**Problem**
Restate each of the lines below word for word and drop every picture.

**Given data**
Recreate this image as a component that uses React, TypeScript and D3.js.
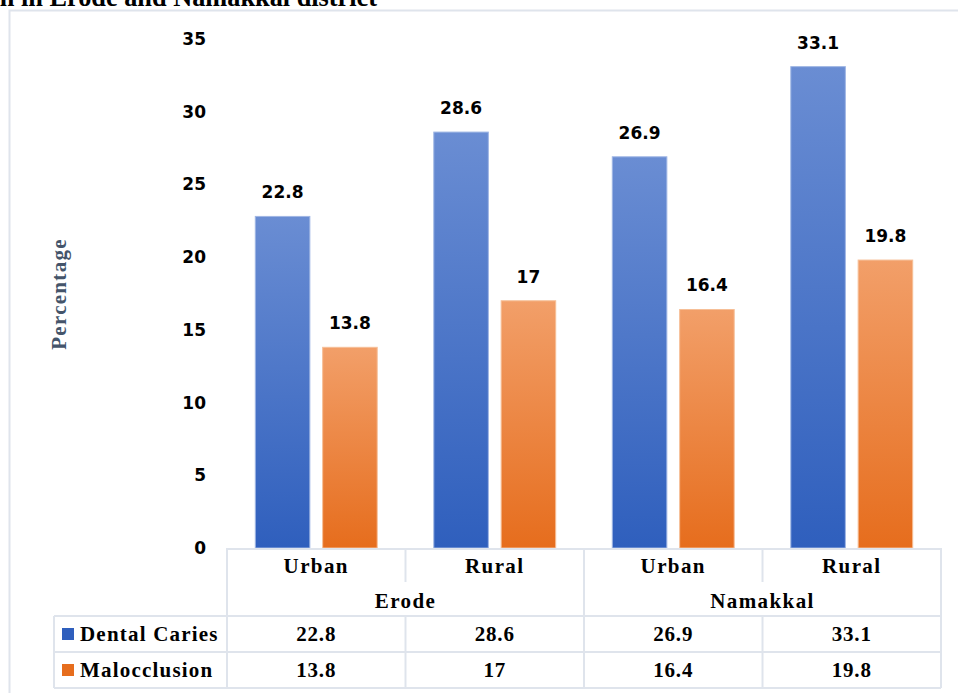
import React from 'react';
import * as d3 from 'd3';

// chart data
const districts = ['Erode', 'Namakkal'];
const areas = ['Urban', 'Rural'];
const series = ['Dental Caries', 'Malocclusion'];
const dentalCaries = [22.8, 28.6, 26.9, 33.1];
const malocclusion = [13.8, 17, 16.4, 19.8];
const yTicks = [0, 5, 10, 15, 20, 25, 30, 35];

const W = 958;
const H = 693;
const serif = '"Liberation Serif", "Times New Roman", serif';
const sans = '"DejaVu Sans", Verdana, sans-serif';
const gridColor = '#dfe4ec';

const colors: Record<string, { top: string; bottom: string; edge: string }> = {
  'Dental Caries': { top: '#6a8dd3', bottom: '#2f5fbd', edge: '#9fb6e4' },
  Malocclusion: { top: '#f29f69', bottom: '#e66d1d', edge: '#f6bf97' },
};

export default function App() {
  const cats = districts.flatMap((d) => areas.map((a) => `${d}|${a}`));
  const values: Record<string, number[]> = {
    'Dental Caries': dentalCaries,
    Malocclusion: malocclusion,
  };

  const tableLeft = 227;
  const tableRight = 941;
  const legendLeft = 54;
  const y0 = 548;

  const x = d3.scaleBand<string>().domain(cats).range([tableLeft, tableRight]).padding(0);
  const xInner = d3
    .scaleBand<string>()
    .domain(series)
    .range([0, x.bandwidth()])
    .paddingInner(0.19)
    .paddingOuter(0.42);
  const y = d3.scaleLinear().domain([0, 35]).range([y0, 39]);

  const rowH = [y0, 582, 616, 652, 688];
  const groupX = d3.scaleBand<string>().domain(districts).range([tableLeft, tableRight]);

  return (
    <div>
      <style>{`body{margin:0;}`}</style>
      <svg width={W} height={H} style={{ display: 'block', background: '#fff' }}>
        <defs>
          {series.map((s, i) => (
            <linearGradient key={s} id={`grad${i}`} x1="0" y1="0" x2="0" y2="1">
              <stop offset="0%" stopColor={colors[s].top} />
              <stop offset="100%" stopColor={colors[s].bottom} />
            </linearGradient>
          ))}
        </defs>

        {/* title, cut by the top edge as in the source image */}
        <text
          x={377}
          y={6}
          textAnchor="end"
          fontFamily={serif}
          fontWeight="bold"
          fontSize={26.3}
          fill="#000"
        >
          Prevalence of dental caries and malocclusion among schoolchildren in Erode and Namakkal district
        </text>

        {/* frame */}
        <rect x={9.5} y={10.5} width={W} height={H} fill="none" stroke={gridColor} strokeWidth={2} />

        {/* y axis label */}
        <text
          transform={`translate(66,${294}) rotate(-90)`}
          textAnchor="middle"
          fontFamily={serif}
          fontWeight="bold"
          fontSize={21}
          fill="#44546a"
          letterSpacing={1.3}
        >
          Percentage
        </text>

        {/* y ticks */}
        {yTicks.map((t) => (
          <text
            key={t}
            x={206}
            y={y(t)}
            dy="0.35em"
            textAnchor="end"
            fontFamily={sans}
            fontWeight="bold"
            fontSize={17}
            fill="#000"
          >
            {t}
          </text>
        ))}

        {/* bars */}
        {cats.map((c, ci) =>
          series.map((s, si) => {
            const v = values[s][ci];
            const bx = (x(c) || 0) + (xInner(s) || 0);
            const by = y(v);
            return (
              <g key={`${c}-${s}`}>
                <rect
                  x={bx}
                  y={by}
                  width={xInner.bandwidth()}
                  height={y0 - by}
                  fill={`url(#grad${si})`}
                  stroke={colors[s].edge}
                  strokeWidth={1}
                />
                <text
                  x={bx + xInner.bandwidth() / 2}
                  y={by - 18}
                  textAnchor="middle"
                  fontFamily={sans}
                  fontWeight="bold"
                  fontSize={17}
                  fill="#000"
                >
                  {v}
                </text>
              </g>
            );
          })
        )}

        {/* data table */}
        <g stroke={gridColor} strokeWidth={2} fill="none">
          <line x1={tableLeft} x2={tableRight} y1={y0 + 1} y2={y0 + 1} />
          <line x1={legendLeft} x2={tableRight} y1={rowH[2]} y2={rowH[2]} />
          <line x1={legendLeft} x2={tableRight} y1={rowH[3]} y2={rowH[3]} />
          <line x1={legendLeft} x2={tableRight} y1={rowH[4]} y2={rowH[4]} />
          <line x1={legendLeft} x2={legendLeft} y1={rowH[2]} y2={rowH[4]} />
          {cats.map((c, i) => {
            const xl = x(c) || 0;
            const full = i % 2 === 0;
            return <line key={c} x1={xl} x2={xl} y1={full ? y0 : rowH[2]} y2={rowH[4]} />;
          })}
          {cats.map((c, i) =>
            i % 2 === 1 ? (
              <line key={`h${c}`} x1={x(c) || 0} x2={x(c) || 0} y1={y0} y2={rowH[1]} />
            ) : null
          )}
          <line x1={tableRight} x2={tableRight} y1={y0} y2={rowH[4]} />
        </g>

        {cats.map((c) => (
          <text
            key={`a${c}`}
            x={(x(c) || 0) + x.bandwidth() / 2}
            y={566}
            dy="0.35em"
            textAnchor="middle"
            fontFamily={serif}
            fontWeight="bold"
            fontSize={21}
            letterSpacing={1.4}
          >
            {c.split('|')[1]}
          </text>
        ))}
        {districts.map((d) => (
          <text
            key={d}
            x={(groupX(d) || 0) + groupX.bandwidth() / 2}
            y={601}
            dy="0.35em"
            textAnchor="middle"
            fontFamily={serif}
            fontWeight="bold"
            fontSize={21}
            letterSpacing={1.4}
          >
            {d}
          </text>
        ))}

        {series.map((s, si) => {
          const cy = (rowH[2 + si] + rowH[3 + si]) / 2;
          return (
            <g key={`row${s}`}>
              <rect x={62} y={cy - 6} width={12} height={12} fill={colors[s].bottom} />
              <text
                x={80}
                y={cy}
                dy="0.35em"
                fontFamily={serif}
                fontWeight="bold"
                fontSize={21}
                letterSpacing={1.2}
              >
                {s}
              </text>
              {cats.map((c, ci) => (
                <text
                  key={c}
                  x={(x(c) || 0) + x.bandwidth() / 2}
                  y={cy}
                  dy="0.35em"
                  textAnchor="middle"
                  fontFamily={serif}
                  fontWeight="bold"
                  fontSize={21}
                  letterSpacing={0.8}
                >
                  {values[s][ci]}
                </text>
              ))}
            </g>
          );
        })}
      </svg>
    </div>
  );
}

**Task answer**
Recreate this image as a component that uses React, TypeScript and D3.js.
import React from 'react';
import * as d3 from 'd3';

// chart data
const districts = ['Erode', 'Namakkal'];
const areas = ['Urban', 'Rural'];
const series = ['Dental Caries', 'Malocclusion'];
const dentalCaries = [22.8, 28.6, 26.9, 33.1];
const malocclusion = [13.8, 17, 16.4, 19.8];
const yTicks = [0, 5, 10, 15, 20, 25, 30, 35];

const W = 958;
const H = 693;
const serif = '"Liberation Serif", "Times New Roman", serif';
const sans = '"DejaVu Sans", Verdana, sans-serif';
const gridColor = '#dfe4ec';

const colors: Record<string, { top: string; bottom: string; edge: string }> = {
  'Dental Caries': { top: '#6a8dd3', bottom: '#2f5fbd', edge: '#9fb6e4' },
  Malocclusion: { top: '#f29f69', bottom: '#e66d1d', edge: '#f6bf97' },
};

export default function App() {
  const cats = districts.flatMap((d) => areas.map((a) => `${d}|${a}`));
  const values: Record<string, number[]> = {
    'Dental Caries': dentalCaries,
    Malocclusion: malocclusion,
  };

  const tableLeft = 227;
  const tableRight = 941;
  const legendLeft = 54;
  const y0 = 548;

  const x = d3.scaleBand<string>().domain(cats).range([tableLeft, tableRight]).padding(0);
  const xInner = d3
    .scaleBand<string>()
    .domain(series)
    .range([0, x.bandwidth()])
    .paddingInner(0.19)
    .paddingOuter(0.42);
  const y = d3.scaleLinear().domain([0, 35]).range([y0, 39]);

  const rowH = [y0, 582, 616, 652, 688];
  const groupX = d3.scaleBand<string>().domain(districts).range([tableLeft, tableRight]);

  return (
    <div>
      <style>{`body{margin:0;}`}</style>
      <svg width={W} height={H} style={{ display: 'block', background: '#fff' }}>
        <defs>
          {series.map((s, i) => (
            <linearGradient key={s} id={`grad${i}`} x1="0" y1="0" x2="0" y2="1">
              <stop offset="0%" stopColor={colors[s].top} />
              <stop offset="100%" stopColor={colors[s].bottom} />
            </linearGradient>
          ))}
        </defs>

        {/* title, cut by the top edge as in the source image */}
        <text
          x={377}
          y={6}
          textAnchor="end"
          fontFamily={serif}
          fontWeight="bold"
          fontSize={26.3}
          fill="#000"
        >
          Prevalence of dental caries and malocclusion among schoolchildren in Erode and Namakkal district
        </text>

        {/* frame */}
        <rect x={9.5} y={10.5} width={W} height={H} fill="none" stroke={gridColor} strokeWidth={2} />

        {/* y axis label */}
        <text
          transform={`translate(66,${294}) rotate(-90)`}
          textAnchor="middle"
          fontFamily={serif}
          fontWeight="bold"
          fontSize={21}
          fill="#44546a"
          letterSpacing={1.3}
        >
          Percentage
        </text>

        {/* y ticks */}
        {yTicks.map((t) => (
          <text
            key={t}
            x={206}
            y={y(t)}
            dy="0.35em"
            textAnchor="end"
            fontFamily={sans}
            fontWeight="bold"
            fontSize={17}
            fill="#000"
          >
            {t}
          </text>
        ))}

        {/* bars */}
        {cats.map((c, ci) =>
          series.map((s, si) => {
            const v = values[s][ci];
            const bx = (x(c) || 0) + (xInner(s) || 0);
            const by = y(v);
            return (
              <g key={`${c}-${s}`}>
                <rect
                  x={bx}
                  y={by}
                  width={xInner.bandwidth()}
                  height={y0 - by}
                  fill={`url(#grad${si})`}
                  stroke={colors[s].edge}
                  strokeWidth={1}
                />
                <text
                  x={bx + xInner.bandwidth() / 2}
                  y={by - 18}
                  textAnchor="middle"
                  fontFamily={sans}
                  fontWeight="bold"
                  fontSize={17}
                  fill="#000"
                >
                  {v}
                </text>
              </g>
            );
          })
        )}

        {/* data table */}
        <g stroke={gridColor} strokeWidth={2} fill="none">
          <line x1={tableLeft} x2={tableRight} y1={y0 + 1} y2={y0 + 1} />
          <line x1={legendLeft} x2={tableRight} y1={rowH[2]} y2={rowH[2]} />
          <line x1={legendLeft} x2={tableRight} y1={rowH[3]} y2={rowH[3]} />
          <line x1={legendLeft} x2={tableRight} y1={rowH[4]} y2={rowH[4]} />
          <line x1={legendLeft} x2={legendLeft} y1={rowH[2]} y2={rowH[4]} />
          {cats.map((c, i) => {
            const xl = x(c) || 0;
            const full = i % 2 === 0;
            return <line key={c} x1={xl} x2={xl} y1={full ? y0 : rowH[2]} y2={rowH[4]} />;
          })}
          {cats.map((c, i) =>
            i % 2 === 1 ? (
              <line key={`h${c}`} x1={x(c) || 0} x2={x(c) || 0} y1={y0} y2={rowH[1]} />
            ) : null
          )}
          <line x1={tableRight} x2={tableRight} y1={y0} y2={rowH[4]} />
        </g>

        {cats.map((c) => (
          <text
            key={`a${c}`}
            x={(x(c) || 0) + x.bandwidth() / 2}
            y={566}
            dy="0.35em"
            textAnchor="middle"
            fontFamily={serif}
            fontWeight="bold"
            fontSize={21}
            letterSpacing={1.4}
          >
            {c.split('|')[1]}
          </text>
        ))}
        {districts.map((d) => (
          <text
            key={d}
            x={(groupX(d) || 0) + groupX.bandwidth() / 2}
            y={601}
            dy="0.35em"
            textAnchor="middle"
            fontFamily={serif}
            fontWeight="bold"
            fontSize={21}
            letterSpacing={1.4}
          >
            {d}
          </text>
        ))}

        {series.map((s, si) => {
          const cy = (rowH[2 + si] + rowH[3 + si]) / 2;
          return (
            <g key={`row${s}`}>
              <rect x={62} y={cy - 6} width={12} height={12} fill={colors[s].bottom} />
              <text
                x={80}
                y={cy}
                dy="0.35em"
                fontFamily={serif}
                fontWeight="bold"
                fontSize={21}
                letterSpacing={1.2}
              >
                {s}
              </text>
              {cats.map((c, ci) => (
                <text
                  key={c}
                  x={(x(c) || 0) + x.bandwidth() / 2}
                  y={cy}
                  dy="0.35em"
                  textAnchor="middle"
                  fontFamily={serif}
                  fontWeight="bold"
                  fontSize={21}
                  letterSpacing={0.8}
                >
                  {values[s][ci]}
                </text>
              ))}
            </g>
          );
        })}
      </svg>
    </div>
  );
}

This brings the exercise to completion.